As per Section 2, Clause 111 of the new income tax bill, “virtual digital asset” means—

any information or code or number or token (not being Indian currency or foreign currency), generated through cryptographic means or otherwise, called by any name, providing a digital representation of value exchanged with or without consideration, with the promise or representation of having inherent value, or functions as a store of value or a unit of account, including its use in any financial transaction or investment, but not limited to investment scheme; and can be transferred, stored or traded electronically;

a non-fungible token or any other token of similar nature, by whatever name called;

any other digital asset, as the Central Government may, by notification, specify,

any crypto-asset being a digital representation of value that relies on a cryptographically secured distributed ledger or a similar technology to validate and secure transactions

6. Simplified tax residency criteria

The new bill aims to address the complexity of determining an individual’s tax residency in India by potentially simplifying the current conditions required for qualifying as a tax resident.
 As per the new income tax bill, a resident is defined as:

“For the purposes of this Act, the residence of a person in India shall be determined as per this section.”.

An individual shall be resident in India in a tax year if he––
(a) is in India for a total period of one hundred and eighty-two days or more in that tax year; or

(b) is in India cumulatively for sixty days or more during that year and has been in India cumulatively for three hundred and sixty-five days or more
in the four years preceding such tax year

7. Deductions for salaried individuals
 
Standard Deduction: Rs 50,000 or salary amount, whichever is lower.
 
Employment Tax & Gratuity (as per the Gratuity Act, 1972): Fully deductible.
 
Other gratuity deductions: Capped at Rs 75,000.
 
Pension and compensation
 
Government, defence, and civil service pensions: Fully deductible.
 
Retrenchment and voluntary retirement benefits: Deduction limits at Rs 50,000 and Rs 5,00,000, respectively.
 
8. Other changes
 
Business threshold: The threshold for businesses to qualify for the presumptive tax scheme under Section 44AD has been raised to Rs 3 crore from Rs 2 crore.
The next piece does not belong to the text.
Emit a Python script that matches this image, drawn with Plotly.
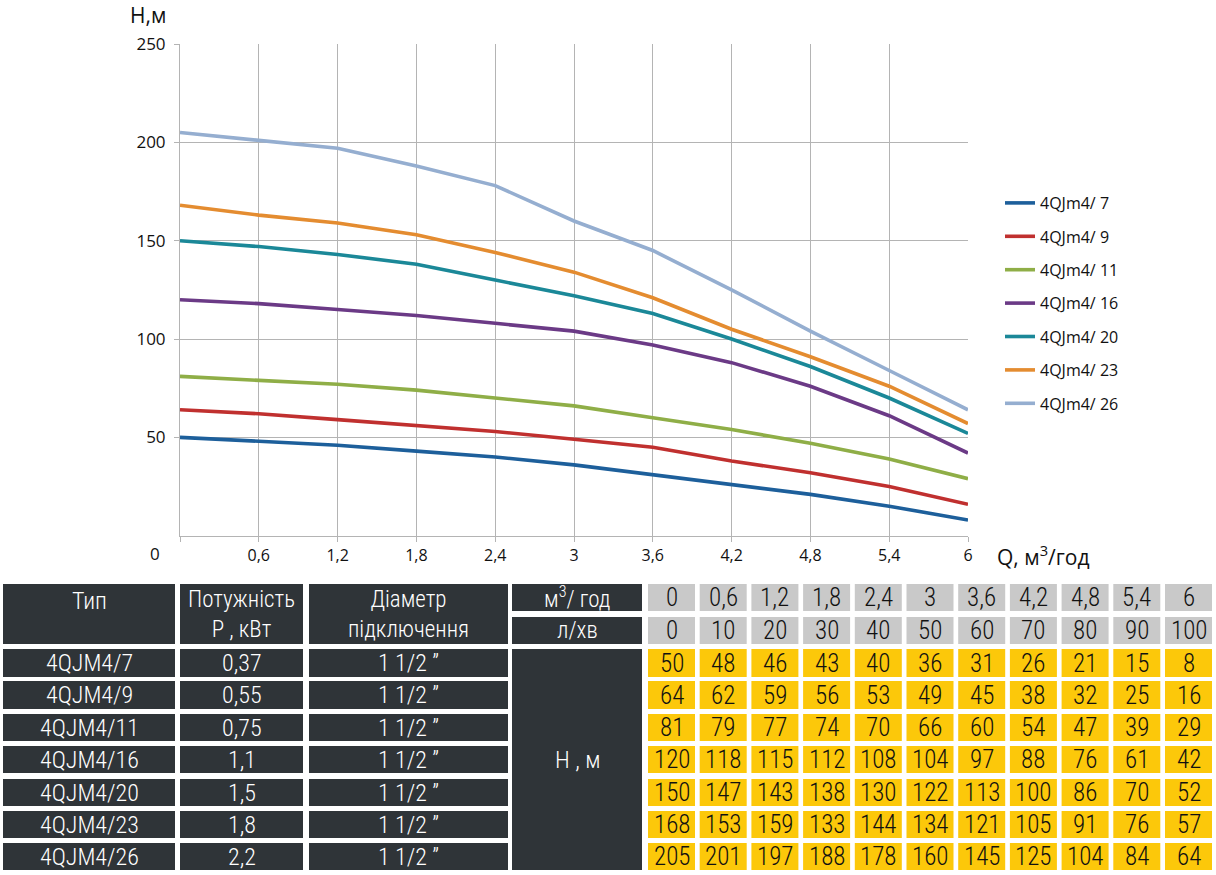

Similarly, professionals can now opt for the scheme under Section 44ADA if their turnover is between Rs 50 lakh and Rs 75 lakh.

Tax Audits: Tax audits are predominantly conducted by chartered accountants (CAs) while company secretaries (CS) and cost accountants (CMAs) are not authorized to perform tax audits.

LTCG and STCG: The rules pertaining to long-term capital gains (LTCG) and short-term capital gains (STCG) taxes have remained consistent with previous years, with minimal changes unless specified in the Budget.